As a very explicit example, moving from mercenary-style, product roadmap-driven, output-focused teams, to truly empowered, accountable product teams that are measured by business results represents a major cultural shift and a substantial handoff of power and control from management to the individuals on the teams.

  1. Discovery Sprint technique:
  • A discovery sprint is a one-week time box of product discovery work, designed to tackle a substantial problem or risk your product team is facing.
  • A discovery sprint is definitely useful for more than just transformation. It could just as easily be considered a discovery planning technique or a discovery prototyping technique. But I find it’s most helpful in bringing all these things together, so I choose to include it here.
  • Some people use the term design sprint rather than discovery sprint, but as the purpose of the work — when done well — goes significantly beyond design.

2. Pilot Team technique:

Some people in your organization love change, some want to see someone else use it successfully first, some need more time to digest changes, and a few hate change and will only change if they’re forced to do it.

  • Pilot teams allow the rollout of change to a limited part of the organization before implementing it more broadly.
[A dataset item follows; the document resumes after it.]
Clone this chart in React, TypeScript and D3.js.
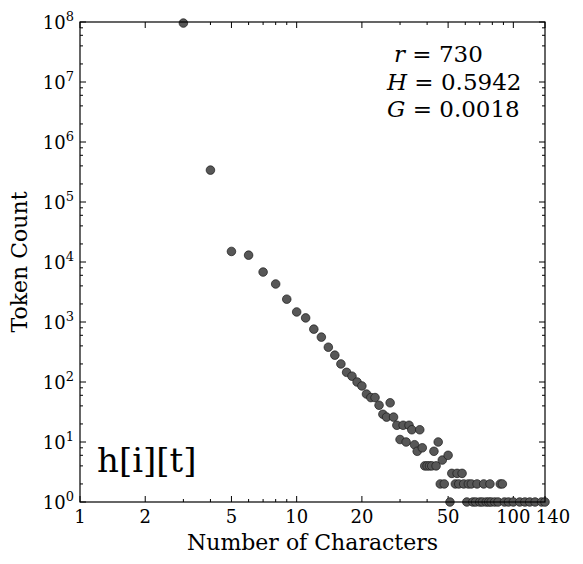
import React, { useRef, useEffect } from 'react';
import * as d3 from 'd3';

// character length of each token type (x) and how many tokens have it (y)
const charLengths = [
  3, 4, 5, 6, 7, 8, 9, 10, 11, 12, 13, 14, 15, 16, 17, 18, 19, 20, 21, 22,
  23, 24, 25, 26, 27, 28, 29, 30, 31, 32, 33, 34, 35, 36, 37, 38, 39, 40, 41, 42,
  43, 44, 45, 46, 47, 48, 50, 51, 52, 54, 55, 56, 58, 59, 61, 62, 64, 65, 67, 68,
  70, 72, 73, 75, 77, 78, 79, 82, 85, 87, 89, 91, 95, 100, 107, 113, 119, 126, 135, 140,
];
const tokenCounts = [
  96000000, 340000, 15000, 13000, 6800, 4300, 2400, 1470, 1170, 760, 560, 380, 280, 200, 145, 125, 100, 86, 63, 55,
  55, 41, 29, 26, 45, 26, 19, 11, 19, 10, 19, 16, 9, 7, 16, 8, 4, 4, 4, 4,
  7, 4, 10, 2, 5, 2, 6, 1, 3, 2, 3, 2, 3, 2, 1, 2, 2, 1, 1, 2,
  1, 1, 2, 1, 1, 2, 1, 1, 1, 2, 2, 1, 1, 1, 1, 1, 1, 1, 1, 1,
];

const xMajorTicks = [1, 2, 5, 10, 20, 50, 100, 140];
const xMinorTicks = [3, 4, 6, 7, 8, 9, 30, 40, 60, 70, 80, 90];
const yExponents = [0, 1, 2, 3, 4, 5, 6, 7, 8];
const yMinorSubs = [2, 4, 6, 8];

const statLines = [
  { sym: 'r', val: '730' },
  { sym: 'H', val: '0.5942' },
  { sym: 'G', val: '0.0018' },
];
const corpusLabel = 'h[i][t]';

export default function App() {
  const svgRef = useRef<SVGSVGElement | null>(null);

  useEffect(() => {
    if (!svgRef.current) return;
    const svg = d3.select(svgRef.current);
    svg.selectAll('*').remove();

    const width = 583;
    const height = 564;
    const margin = { top: 22, right: 38, bottom: 62, left: 80 };
    const font = 'DejaVu Serif, serif';

    const x = d3.scaleLog().domain([1, 140]).range([margin.left, width - margin.right]);
    const y = d3.scaleLog().domain([1, 1e8]).range([height - margin.bottom, margin.top]);
    const [x0, x1] = x.range();
    const [y0, y1] = y.range();

    const data = charLengths.map((n, i) => ({ n, c: tokenCounts[i] }));

    // ticks on all four sides, pointing inward
    const ticks = svg.append('g').attr('stroke', '#000').attr('stroke-width', 1);
    const xTick = (v: number, len: number) => {
      ticks.append('line').attr('x1', x(v)).attr('x2', x(v)).attr('y1', y0).attr('y2', y0 - len);
      ticks.append('line').attr('x1', x(v)).attr('x2', x(v)).attr('y1', y1).attr('y2', y1 + len);
    };
    const yTick = (v: number, len: number) => {
      ticks.append('line').attr('y1', y(v)).attr('y2', y(v)).attr('x1', x0).attr('x2', x0 + len);
      ticks.append('line').attr('y1', y(v)).attr('y2', y(v)).attr('x1', x1).attr('x2', x1 - len);
    };
    xMajorTicks.forEach(v => xTick(v, 6));
    xMinorTicks.forEach(v => xTick(v, 3));
    yExponents.forEach(e => yTick(Math.pow(10, e), 6));
    yExponents.slice(0, -1).forEach(e => yMinorSubs.forEach(s => yTick(s * Math.pow(10, e), 3)));

    // points
    svg.append('g')
      .selectAll('circle')
      .data(data)
      .enter()
      .append('circle')
      .attr('cx', d => x(d.n))
      .attr('cy', d => y(d.c))
      .attr('r', 4.3)
      .attr('fill', '#575757')
      .attr('stroke', '#1a1a1a')
      .attr('stroke-width', 0.7);

    // frame
    svg.append('rect')
      .attr('x', x0).attr('y', y1)
      .attr('width', x1 - x0).attr('height', y0 - y1)
      .attr('fill', 'none').attr('stroke', '#000').attr('stroke-width', 1.2);

    // x tick labels (the last one sits a little to the right, as in the original)
    svg.append('g')
      .selectAll('text')
      .data(xMajorTicks)
      .enter()
      .append('text')
      .attr('x', d => x(d))
      .attr('dx', (d, i) => (i === xMajorTicks.length - 1 ? 8 : 0))
      .attr('y', y0 + 21)
      .attr('text-anchor', 'middle')
      .attr('font-family', font)
      .attr('font-size', 18)
      .text(d => String(d));

    // y tick labels with superscript exponents
    const yl = svg.append('g')
      .selectAll('text')
      .data(yExponents)
      .enter()
      .append('text')
      .attr('x', x0 - 6)
      .attr('y', d => y(Math.pow(10, d)) + 7)
      .attr('text-anchor', 'end')
      .attr('font-family', font)
      .attr('font-size', 18);
    yl.append('tspan').text('10');
    yl.append('tspan').attr('dy', -8).attr('font-size', 13).text(d => String(d));

    // axis titles
    svg.append('text')
      .attr('x', (x0 + x1) / 2)
      .attr('y', 550)
      .attr('text-anchor', 'middle')
      .attr('font-family', font)
      .attr('font-size', 22)
      .text('Number of Characters');
    svg.append('text')
      .attr('transform', `translate(27, ${(y0 + y1) / 2}) rotate(-90)`)
      .attr('text-anchor', 'middle')
      .attr('font-family', font)
      .attr('font-size', 22)
      .text('Token Count');

    // stats block
    const st = svg.append('g')
      .selectAll('text')
      .data(statLines)
      .enter()
      .append('text')
      .attr('x', (d, i) => (i === 0 ? 394 : 387))
      .attr('y', (d, i) => 62 + i * 27.5)
      .attr('font-family', font)
      .attr('font-size', 23);
    st.append('tspan').attr('font-style', 'italic').text(d => d.sym);
    st.append('tspan').text(d => ` = ${d.val}`);

    // corpus label
    svg.append('text')
      .attr('x', 97)
      .attr('y', 472)
      .attr('font-family', font)
      .attr('font-size', 34)
      .text(corpusLabel);
  }, []);

  return (
    <div style={{ position: 'absolute', left: 0, top: 0, background: '#fff' }}>
      <svg ref={svgRef} width={583} height={564} style={{ display: 'block' }} />
    </div>
  );
}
The idea is that you look for a product team to volunteer to try out some new techniques.
  • You let them run for a while (usually a quarter or two) with this new way of working and see how this goes.

3. Weaning an Organization off Roadmaps:

  • The goal is that over time, the organization moves its focus from specific features launching on specific dates to business results.
  • For this to work, it’s important to acknowledge the two big reasons why stakeholders especially are so attracted to roadmaps:
  • They want some visibility into what you are working on and assurance that you are working on the most important items.
  • They want to be able to plan the business and need to know when critical things will happen.

Process @ Scale

Managing Stakeholders:

Who is a Stakeholder?
This group of people typically includes:

  1. The executive team (CEO and leaders of marketing, sales, and technology
  2. Business partners (to make sure the product and the business are aligned)
  3. Finance (to make sure the product fits within the financial parameters and model of the company)
  4. Legal (to make sure that what you propose is defensible)
  5. Compliance (to make sure what you propose complies with any relevant standards or policies)
  6. Business development (to make sure what you propose does not violate any existing contracts or relationships)
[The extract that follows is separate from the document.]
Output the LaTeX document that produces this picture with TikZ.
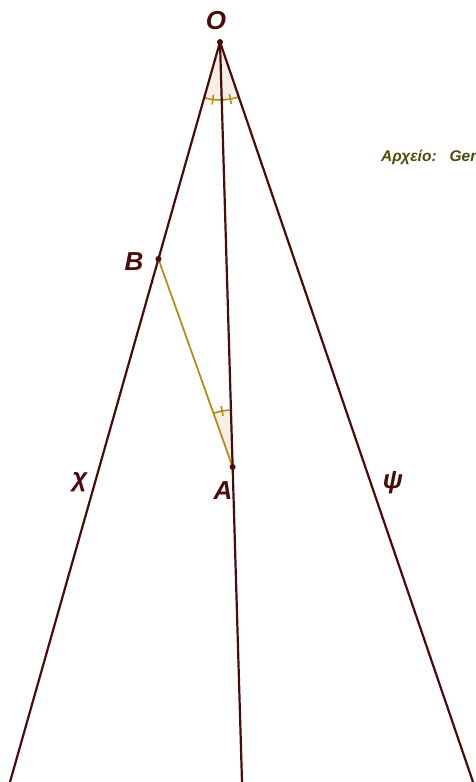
\documentclass[tikz,border=0pt]{standalone}
\usepackage{fontspec}
\setmainfont{Liberation Sans}
\usetikzlibrary{calc}
\definecolor{rayred}{HTML}{4A0B0B}
\definecolor{goldline}{HTML}{B8860B}
\definecolor{sectorfill}{HTML}{F4F0E6}
\definecolor{olivetext}{HTML}{4D4D0A}

\begin{document}
\begin{tikzpicture}[
  x=1pt, y=1pt,
  ray/.style={draw=rayred, line width=2.2pt},
  seg/.style={draw=goldline, line width=1.7pt},
  anglemark/.style={draw=goldline, line width=1.5pt},
  dot/.style={circle, fill=rayred, inner sep=0pt, minimum size=6pt},
  lbl/.style={text=rayred, font=\fontsize{26}{28}\selectfont\bfseries\itshape, inner sep=0pt}
]
\useasboundingbox (0,-782) rectangle (475,0);
\clip (0,-782) rectangle (475,0);
% points
\coordinate (O) at (220,-42);
\coordinate (Lend) at (10,-782);
\coordinate (Mend) at (242,-782);
\coordinate (Rend) at (473,-782);
\coordinate (B) at ($(O)!0.2932!(Lend)$);
\coordinate (A) at ($(O)!0.5743!(Mend)$);
% angle sectors
\fill[sectorfill] (O) -- ++(-105.84:58) arc[start angle=-105.84, end angle=-71.13, radius=58] -- cycle;
\fill[sectorfill] (A) -- ++(91.75:57) arc[start angle=91.75, end angle=109.58, radius=57] -- cycle;
\draw[anglemark] ($(O)+(-105.84:58)$) arc[start angle=-105.84, end angle=-71.13, radius=58];
\draw[anglemark] ($(O)+(-97.07:53)$) -- ($(O)+(-97.07:63)$);
\draw[anglemark] ($(O)+(-79.7:53)$) -- ($(O)+(-79.7:63)$);
\draw[anglemark] ($(A)+(91.75:57)$) arc[start angle=91.75, end angle=109.58, radius=57];
\draw[anglemark] ($(A)+(100.67:52)$) -- ($(A)+(100.67:62)$);
% rays and segment
\draw[seg] (B) -- (A);
\draw[ray] (O) -- (Lend);
\draw[ray] (O) -- (Mend);
\draw[ray] (O) -- (Rend);
\node[dot] (dO) at (O) {};
\node[dot] (dB) at (B) {};
\node[dot] (dA) at (A) {};
% labels
\node[lbl] (labO) at (216,-21) {O};
\node[lbl] (labB) at (134,-262) {B};
\node[lbl] (labA) at (223,-491) {A};
\node[lbl] (labX) at (80,-482) {χ};
\node[lbl] (labY) at (393,-483) {ψ};
\node[anchor=west, text=olivetext, font=\fontsize{15.5}{17}\selectfont\bfseries\itshape, inner sep=0pt] (file) at (381,-157) {Αρχείο:\ \ \ Gen};
\end{tikzpicture}
\end{document}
In terms of the stakeholders, the product manager has the responsibility to understand the considerations and constraints of the various stakeholders, and to bring this knowledge into the product team.

Communicating Product learnings:

The update is meant to address several purposes, some tactical and some cultural:

  1. The big learnings are important to share broadly, especially when things don’t go as hoped. As a side benefit, sometimes someone in the audience has an insight about what might explain the results.
  2. This is a useful and easy way for the various product teams to keep apprised of what other teams are learning, as well as ensuring that useful learnings make it to the leaders.
  3. This technique encourages the product teams to keep their focus on big learnings and not on minor experimentation that doesn’t have a real customer or business impact one way or the other.
  4. Culturally, the organization must understand that discovery and innovation are about continuously running these rapid experiments and learning from the results.
  5. It is also important culturally that the product organization be transparent and generous in what they learn and how they work. It helps the broader organization to understand that the product organization is not there “to serve the business” but, rather, to solve problems for our customers in ways that work for our business.

Disclaimer: At many places, I’ve used the exact phrases from the book to capture the 100% nuances of the information.